Le roman de Gustave Flaubert a fait l'objet de nombreuses critiques à l'époque de sa publication. Emma Bovary fait preuve d'une intolérable liberté pour la bourgeoise de province qu'elle est, Flaubert transgresse le non-dit.
Oeuvre réaliste, exécutée de main de maître, comme le souligne Georges Sand, le roman fait sensation. Il ne va pas à l'encontre de la morale parce qu'il dénonce la propension qu'ont certaines femmes de province à se laisser aller aux "appétits de luxe, de fausse poésie et de fausse passion que développent les éducations mal assorties à l'existence future, inévitable."

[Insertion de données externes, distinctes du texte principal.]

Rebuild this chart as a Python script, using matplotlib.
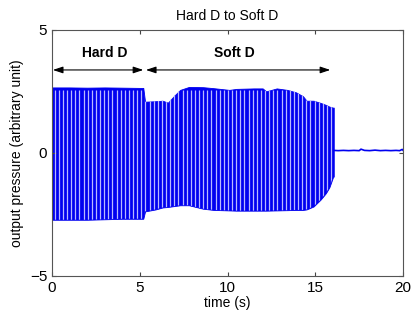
import numpy as np
import matplotlib
matplotlib.use("Agg")
import matplotlib.pyplot as plt

plt.rcParams['font.family'] = ['Liberation Sans', 'DejaVu Sans']

# envelope of the oscillating signal
t_env = [0.0, 1.0, 2.0, 3.0, 4.0, 5.0, 5.2, 5.3, 5.9, 6.3, 6.6, 7.0, 7.3, 7.8, 8.6,
         9.2, 10.1, 10.5, 11.5, 12.0, 12.2, 12.8, 13.4, 13.9, 14.3, 14.5, 14.9,
         15.3, 15.6, 15.8, 16.0, 16.05]
upper = [2.66, 2.66, 2.65, 2.66, 2.65, 2.64, 2.64, 2.08, 2.10, 2.12, 2.04, 2.35, 2.56,
         2.68, 2.67, 2.63, 2.56, 2.60, 2.62, 2.62, 2.50, 2.62, 2.56, 2.46, 2.30,
         2.12, 2.12, 2.03, 1.95, 1.88, 1.84, 1.84]
lower = [-2.72, -2.72, -2.72, -2.70, -2.68, -2.68, -2.68, -2.38, -2.30, -2.22, -2.20,
         -2.16, -2.13, -2.13, -2.27, -2.32, -2.34, -2.35, -2.35, -2.35, -2.35, -2.34,
         -2.33, -2.32, -2.32, -2.30, -2.18, -1.90, -1.64, -1.40, -1.00, -0.96]

# residual signal after the oscillation stops
t_tail = [16.05, 16.3, 16.6, 16.9, 17.2, 17.5, 17.6, 17.8, 18.1, 18.4, 18.7, 19.0,
          19.3, 19.6, 19.8, 19.95, 20.0]
y_tail = [0.10, 0.09, 0.10, 0.09, 0.10, 0.09, 0.15, 0.10, 0.09, 0.11, 0.09, 0.10,
          0.09, 0.10, 0.09, 0.14, 0.10]

fig = plt.figure(figsize=(4.16, 3.11), dpi=100)
ax = fig.add_axes([0.125, 0.113, 0.844, 0.791])

blue = '#0000f0'
poly = ax.fill_between(t_env, lower, upper, color=blue, linewidth=0.6, edgecolor=blue)
# aliasing stripes inside the oscillation
stripes = np.arange(0.15, 16.0, 0.235)
vl = ax.vlines(stripes, -2.9, 2.55, colors='#b8b8ff', linewidth=0.9)
path = poly.get_paths()[0]
vl.set_clip_path(path, ax.transData)
ax.plot(t_tail, y_tail, color=blue, linewidth=1.2)

ax.set_xlim(0, 20)
ax.set_ylim(-5, 5)
ax.set_xticks([0, 5, 10, 15, 20])
ax.set_yticks([-5, 0, 5])
ax.tick_params(direction='in', top=True, right=True, labelsize=11, length=3,
               color='#444444')
for s in ax.spines.values():
    s.set_color('#555555')
    s.set_linewidth(0.8)

ax.set_title('Hard D to Soft D', fontsize=10, pad=7)
ax.set_xlabel('time (s)', fontsize=10, labelpad=1)
ax.set_ylabel('output pressure (arbitrary unit)', fontsize=10, labelpad=4)

arrowprops = dict(arrowstyle='<|-|>,head_length=0.6,head_width=0.2',
                  color='black', lw=0.8, shrinkA=0, shrinkB=0)
ax.annotate('', xy=(0.05, 3.37), xytext=(5.2, 3.37), arrowprops=arrowprops)
ax.annotate('', xy=(5.35, 3.37), xytext=(15.85, 3.37), arrowprops=arrowprops)
ax.text(3.0, 4.05, 'Hard D', fontsize=10, fontweight='bold', ha='center', va='center')
ax.text(10.4, 4.05, 'Soft D', fontsize=10, fontweight='bold', ha='center', va='center')

fig.savefig('out.png', dpi=100)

"La leçon sera-t-elle aussi utile aux maris imbéciles, aux amants frivoles, aux bourgeois prétentieux, à toutes les caricatures provinciales si hardiment dessinées par M. Flaubert ? Hélas non ! Madame Bovary est seule intelligente au milieu de cette réunion de crétins".
La magie de Madame Bovary (que j'imagine toujours sous les traits d'Isabelle Huppert qui l'incarnait si talentueusement au cinéma), c'est de pouvoir résonner encore juste aujourd'hui. Contexte social au combien différent pour les femmes mais problématiques universelles. On ne s'aime plus, on se sépare, répondrez-vous. Mais la passion amoureuse reste un questionnement dans notre société où la monogamie est toujours de rigueur. Le système a ses limites, ses petits arrangements, mais on a pas trouvé mieux ! L'amour dure 3 ans écrit Frédéric Beigbeder. Les petites filles rêvent toujours du prince charmant qui ressemble davantage à Brad Pit qu'au professeur Tournesol.

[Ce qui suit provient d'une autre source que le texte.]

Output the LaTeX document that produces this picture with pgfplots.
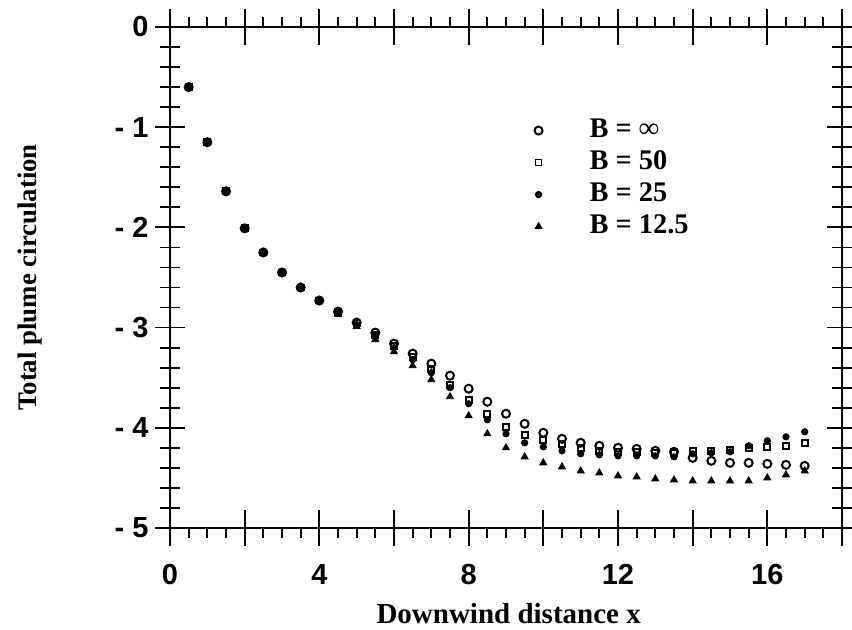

C'est ainsi que Madame Bovary m'a charmé, répondant à la fois à mon penchant un peu prononcé pour les situations et les êtres pathétiques, et attisant une sorte de dialogue intérieur à un moment où l'on s'interroge sur son avenir amoureux.
Je rapprocherais bien volontiers, mais cela a dû être fait, Madame Bovary de la très Belle du Seigneur, d'Albert Cohen, qui reste mon autre roman fétiche.